Le leitmotiv de Nikita Khrouchtchev quant à la question internationale, dans son très long rapport (faisant cent pages), c’est l’affirmation que la guerre n’est pas inéluctable. Nikita Khrouchtchev se fait ici le porte-parole assumé de la tendance représentée par Eugen Varga, qui avait fait vaciller le Parti dans l’immédiate après-guerre.
Cette tendance reprit la main, dans les failles du XIXe congrès, dès la mort de Staline.
Immédiatement, la presse soviétique abandonna toute dénonciation des États-Unis, y compris pour de récents incidents. La collaboration avec ce pays durant la Seconde Guerre mondiale fut mise en valeur. La presse américaine, ainsi que les radios, reçurent des visas le 25 mars 1953 pour une semaine de visite de Moscou.
Cette approche se généralisa à tous les niveaux diplomatiques, avec une véritable offensive de charme envers les diplomates et des communiqués officiels particulièrement mesurés.
À l’arrière-plan de la liquidation de l’appareil de sécurité d’État, on a toute une nouvelle mise en perspective, celle de l’URSS séparée du monde et acceptant un rapport pacifique-bourgeois avec les pays capitalistes, alors que les forces productives sont développées sans bataille idéologique.
C’est la rencontre de la faction portée par l’analyse d’Eugen Varga et des erreurs du XIXe congrès de 1952.
Voici la thèse fondamentale de Nikita Khrouchtchev dans son rapport, reprenant directement les arguments d’Eugen Varga et reflétant la capitulation devant l’impérialisme pour une clique bureaucratique aspirant à devenir bourgeoisie :
« Les marxistes doivent prendre en considération la possibilité de conjurer les guerres à notre époque, s’ils tiennent compte des changements de portée historique mondiale qui se sont produits au cours des dernières années (…).
A l’heure actuelle la situation a foncièrement changé. Le camp mondial du socialisme est né, et il est devenu un atout puissant. Les forces de la paix y trouvent non seulement des moyens moraux, mais également les possibilités matérielles de prévenir l’agression.
Au surplus, il existe actuellement un groupe d’États ayant une population s’élevant à des centaines de millions d’habitants qui luttent activement contre la guerre.
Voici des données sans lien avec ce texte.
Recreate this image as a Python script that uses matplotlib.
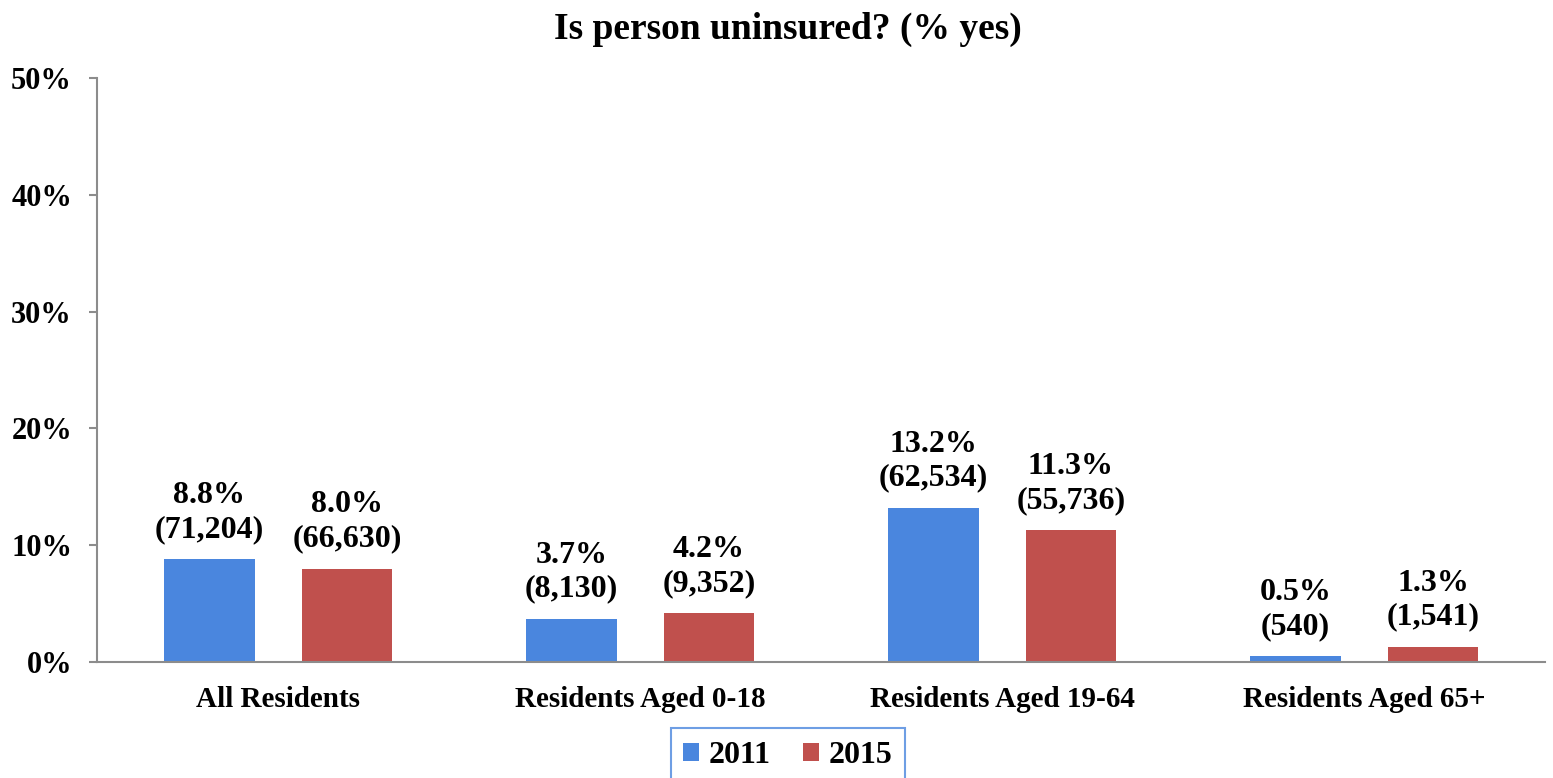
import numpy as np
import matplotlib.pyplot as plt

categories = ['All Residents', 'Residents Aged 0-18', 'Residents Aged 19-64', 'Residents Aged 65+']
pct_2011 = [8.8, 3.7, 13.2, 0.5]
pct_2015 = [8.0, 4.2, 11.3, 1.3]
count_2011 = ['71,204', '8,130', '62,534', '540']
count_2015 = ['66,630', '9,352', '55,736', '1,541']
yticks = [0, 10, 20, 30, 40, 50]

plt.rcParams['font.family'] = ['Liberation Serif', 'DejaVu Serif']
plt.rcParams['font.weight'] = 'bold'

fig = plt.figure(figsize=(15.53, 7.78), dpi=100)
ax = fig.add_axes([0.0625, 0.149, 0.9325, 0.751])

x = np.arange(len(categories))
w = 0.25
off = 0.19
b1 = ax.bar(x - off, pct_2011, w, color='#4A86DE', label='2011')
b2 = ax.bar(x + off, pct_2015, w, color='#C0504D', label='2015')

for bars, vals, cnts in [(b1, pct_2011, count_2011), (b2, pct_2015, count_2015)]:
    for b, v, c in zip(bars, vals, cnts):
        ax.annotate(f'{v:.1f}%\n({c})', (b.get_x() + b.get_width() / 2, v),
                    xytext=(0, 11), textcoords='offset points',
                    ha='center', va='bottom', fontsize=23, fontweight='bold',
                    linespacing=1.22)

ax.set_xlim(-0.5, len(categories) - 0.5)
ax.set_ylim(0, 50)
ax.set_yticks(yticks)
ax.set_yticklabels([f'{t}%' for t in yticks], fontsize=22, fontweight='bold')
ax.set_xticks(x)
ax.set_xticklabels(categories, fontsize=21, fontweight='bold')
ax.tick_params(axis='x', length=0, pad=17)
ax.tick_params(axis='y', length=6, width=1.5, color='#8C8C8C', pad=12)

for s in ['top', 'right']:
    ax.spines[s].set_visible(False)
for s in ['left', 'bottom']:
    ax.spines[s].set_color('#8C8C8C')
    ax.spines[s].set_linewidth(1.5)

ax.set_title('Is person uninsured? (% yes)', fontsize=27, fontweight='bold',
             pad=28, x=0.477)

leg = ax.legend(loc='upper center', bbox_to_anchor=(0.477, -0.086), ncol=2,
                prop={'weight': 'bold', 'size': 23},
                handlelength=0.5, handleheight=0.5, handletextpad=0.3,
                columnspacing=1.0, borderpad=0.4, fancybox=False)
leg.get_frame().set_edgecolor('#4A86DE')
leg.get_frame().set_linewidth(1.5)

fig.savefig('out.png', dpi=100)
Le mouvement ouvrier, dans les pays capitalistes, constitue de nos jours une force considérable. Le mouvement des partisans de la paix est né et est devenu un facteur puissant (…).
Les guerres ne sont pas inévitables, elles ne sont pas fatales. Pour empêcher les impérialistes de déclencher la guerre et, au cas où ils oseraient le faire, pour infliger une riposte foudroyante aux agresseurs et déjouer leurs plans, il faut que toutes les forces engagées, contre la guerre soient en alerte et qu’elles fassent front, unies, sans relâcher pourtant leurs efforts dans la lutte pour le maintien de la paix. »
On notera que, si l’on ne parvient pas à voir la thèse d’Eugen Varga au filigrane du propos de Nikita Khrouchtchev, alors cela peut très largement sonner comme les thèses du XIXe congrès, avec l’affirmation du camp de la paix (le XIX congrès considérant cependant que la guerre est inévitable car liée à la nature même du capitalisme).
Nikita Khrouchtchev présente toutefois un élément nouveau : la dimension subjectiviste dans le rapport à la guerre, conforme aux intérêts de la clique qu’il représente pour une « coexistence pacifique » avec l’impérialisme :
« D’ordinaire, souligne d’ailleurs M. Khrouchtchev, l’on n’envisage qu’un aspect de la question : l’infrastructure économique des guerres sous l’impérialisme. Mais cela est insuffisant.
La guerre n’est pas seulement un phénomène économique. Le rapport des forces de classe, des forces politiques, le degré d’organisation et la volonté consciente des hommes ont une grande importance pour déterminer si la guerre aura lieu ou non.
Bien plus, dans certaines conditions, la lutte des forces sociales et politiques d’avant-garde peut, à cet égard, jouer un rôle décisif. »
Cette thèse sera très largement développée par la suite par l’URSS et l’un de ses principaux fronts idéologiques, notamment dans les pays capitalistes.